The holiday season just became brighter for thousands of area residents, both young and old, thanks to an unexpected donation of $50,000 from Savannah River Nuclear Solutions’ parent companies to five local nonprofit organizations.
Five local charities, selected for their ability to maximize the good they can do for every dollar they receive, each have been given $10,000 to boost their works.
“After years of a recession economy and very tough year financially for us, this last-minute infusion of much-needed funding is a godsend,” said Travis McNeal, Golden Harvest Food Bank executive director. “With this generous donation, we’ve just gone from a highly-critical situation to one with options. Our friends at SRNS have yet again come through for us in our greatest time of need. We just can’t thank them enough.”
The five organizations receiving a $10,000 check from SRNS are Golden Harvest Food Bank, Area Churches Together Serving, Community Ministry of North Augusta, Gail Reyes Senior Center and Senior Citizens Council of Greater Augusta and the CSRA.

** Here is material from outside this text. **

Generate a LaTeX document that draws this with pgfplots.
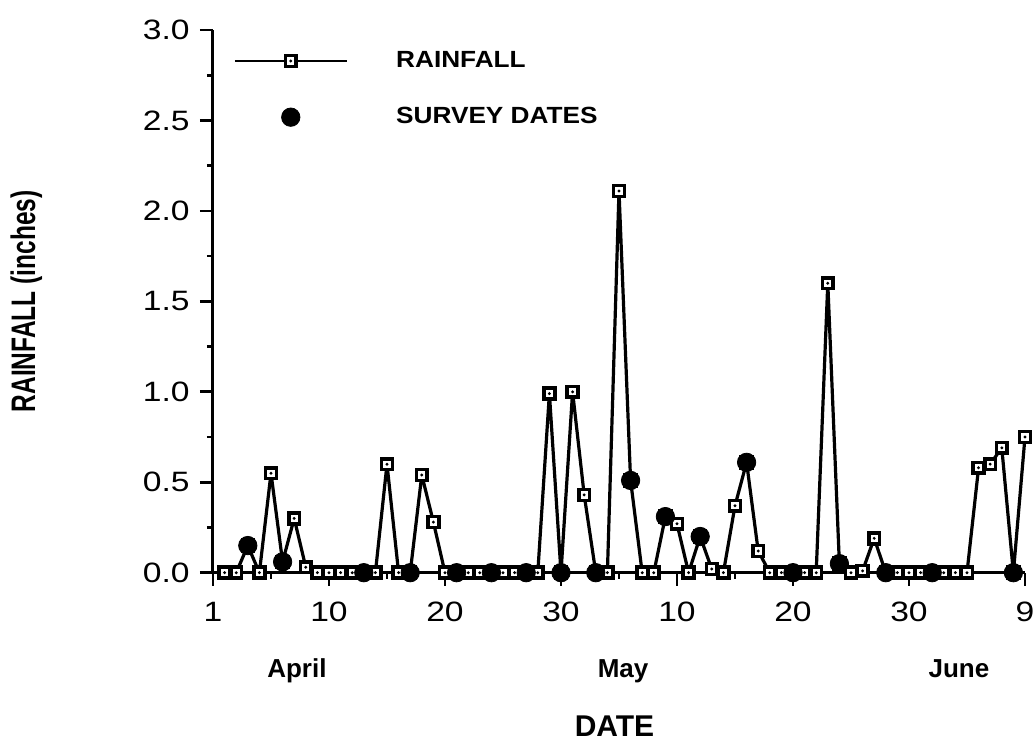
\documentclass[border=0pt]{standalone}
\usepackage{fontspec}
\setmainfont{Liberation Sans}
\newfontfamily\tickfont{Liberation Sans}[FakeStretch=1.2]
\newfontfamily\legfont{Liberation Sans Bold}[FakeStretch=1.12]
\newfontfamily\vlabfont{Liberation Sans Bold}[FakeStretch=0.72]
\usepackage{pgfplots}
\usepackage{pgfplotstable}
\pgfplotsset{compat=1.18}

% open square with a small dot in the middle
\pgfdeclareplotmark{dotsquare}{%
  \pgfpathrectangle{\pgfqpoint{-\pgfplotmarksize}{-\pgfplotmarksize}}{\pgfqpoint{2\pgfplotmarksize}{2\pgfplotmarksize}}%
  \pgfusepathqfillstroke
  \begin{pgfscope}%
    \pgfpathcircle{\pgfpointorigin}{0.3\pgfplotmarksize}%
    \pgfsetfillcolor{black}%
    \pgfusepathqfill
  \end{pgfscope}%
}

% legend images: a line with the mark in its middle, or the mark alone
\pgfplotsset{
  rainlegend/.style={legend image code/.code={%
    \draw[mark repeat=2, mark phase=2, ##1, line width=1.4pt] plot coordinates {(0pt,0pt) (28pt,0pt) (56pt,0pt)};}},
  dotlegend/.style={legend image code/.code={%
    \path[##1] plot[only marks] coordinates {(28pt,0pt)};}},
}

% daily rainfall, day 1 = 1 April
\pgfplotstableread{
day rain
1 0
2 0
3 0.15
4 0
5 0.55
6 0.06
7 0.30
8 0.03
9 0
10 0
11 0
12 0
13 0
14 0
15 0.60
16 0
17 0
18 0.54
19 0.28
20 0
21 0
22 0
23 0
24 0
25 0
26 0
27 0
28 0
29 0.99
30 0
31 1.00
32 0.43
33 0
34 0
35 2.11
36 0.51
37 0
38 0
39 0.31
40 0.27
41 0
42 0.20
43 0.02
44 0
45 0.37
46 0.61
47 0.12
48 0
49 0
50 0
51 0
52 0
53 1.60
54 0.05
55 0
56 0.01
57 0.19
58 0
59 0
60 0
61 0
62 0
63 0
64 0
65 0
66 0.58
67 0.60
68 0.69
69 0
70 0.75
}\rainfall

% survey dates, drawn at that day's rainfall
\pgfplotstableread{
day rain
3 0.15
6 0.06
13 0
17 0
21 0
24 0
27 0
30 0
33 0
36 0.51
39 0.31
42 0.20
46 0.61
50 0
54 0.05
58 0
62 0
69 0
}\survey

\begin{document}
\begin{tikzpicture}
\useasboundingbox (-106.5pt,-87.15pt) rectangle (410pt,286.35pt);
\begin{axis}[
  at={(0pt,0pt)}, anchor=south west,
  scale only axis, width=406pt, height=271.35pt,
  xmin=0, xmax=70, ymin=0, ymax=3,
  clip=false,
  axis lines=left,
  axis line style={-, line width=1.5pt},
  tick align=outside,
  xtick={0,10,20,30,40,50,60,70},
  xticklabels={1,10,20,30,10,20,30,9},
  minor xtick={5,15,25,35,45,55,65},
  ytick={0,0.5,1,1.5,2,2.5,3},
  yticklabels={0.0,0.5,1.0,1.5,2.0,2.5,3.0},
  minor ytick={0.25,0.75,1.25,1.75,2.25,2.75},
  major tick length=6.5pt, minor tick length=3pt,
  every tick/.append style={black, line width=1.3pt},
  tick label style={font=\tickfont\fontsize{14}{16}\selectfont, inner sep=0pt},
  xticklabel style={anchor=north, yshift=-8pt},
  yticklabel style={anchor=east, xshift=-5pt},
  xlabel={DATE},
  ylabel={RAINFALL (inches)},
  xlabel style={at={(0.4945,-0.3022)}, anchor=base, font=\bfseries\fontsize{15}{18}\selectfont},
  ylabel style={at={(-0.2192,0.5)}, anchor=base, font=\vlabfont\fontsize{17}{19}\selectfont},
  legend style={draw=none, fill=none, inner sep=0pt, at={(0.0246,0.891)}, anchor=west,
    font=\legfont\fontsize{11.7}{14}\selectfont, row sep=18.5pt, column sep=24pt,
    nodes={inner sep=0pt}},
  legend cell align=left,
]
\addplot[black, line width=1.6pt, line join=round, mark=dotsquare, mark size=2.7pt,
  mark options={fill=white, line width=1.8pt, line join=miter, solid}, rainlegend]
  table[x=day, y=rain] {\rainfall};
\addlegendentry{RAINFALL}
\addplot[only marks, mark=*, mark size=4.6pt,
  mark options={fill=black, draw=black, line width=0.4pt}, dotlegend]
  table[x=day, y=rain] {\survey};
\addlegendentry{SURVEY DATES}

\node[font=\bfseries\fontsize{13}{15}\selectfont, anchor=base] at (axis description cs:0.1034,-0.194) {April};
\node[font=\bfseries\fontsize{13}{15}\selectfont, anchor=base] at (axis description cs:0.505,-0.194) {May};
\node[font=\bfseries\fontsize{13}{15}\selectfont, anchor=base] at (axis description cs:0.9187,-0.194) {June};
\end{axis}
\end{tikzpicture}
\end{document}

The gift of $10,000 is not just about giving to worthy charities, these specific charities are well-versed in leveraging donations to get the most out of every dollar.
ACTS Executive Director Vicki Bukovitz said her organization “can take this $10,000 and turn it into $50,000 of services in the area.”
Mike Gibbons, Golden Harvest Food Bank chief development officer for South Carolina, said that for every dollar they bring in, the organization can purchase $7 worth of food for needy families.
McNeal added that the $10,000 donation can be used to purchase 7,500 meals for those individuals and organizations using Golden Harvest resources.
“We’re fully aware of the shortages and the pain, both financial and emotional, that so many are now experiencing throughout the region,” said SRNS President and CEO Dwayne Wilson. “We frequently work with United Way agencies and nonprofit organizations dedicated to assisting those in need throughout the greater Aiken-Augusta area.
According to Wilson, knowing that this is always a difficult time of the year financially for most charitable organizations, SRNS chose to contact and offer aid to five of these groups. He stated that SRNS couldn’t be more pleased to assist these organizations during the holiday season, a time known for giving.
“It breaks my heart to see so many of the elderly and the working poor in our communities suffer year-round from lack of basic necessities such as food, housing and medical care,” said Bukovitz. “And this time of year is always the worst, emotionally, due to the Christmas holidays. We just can’t thank SRNS enough.”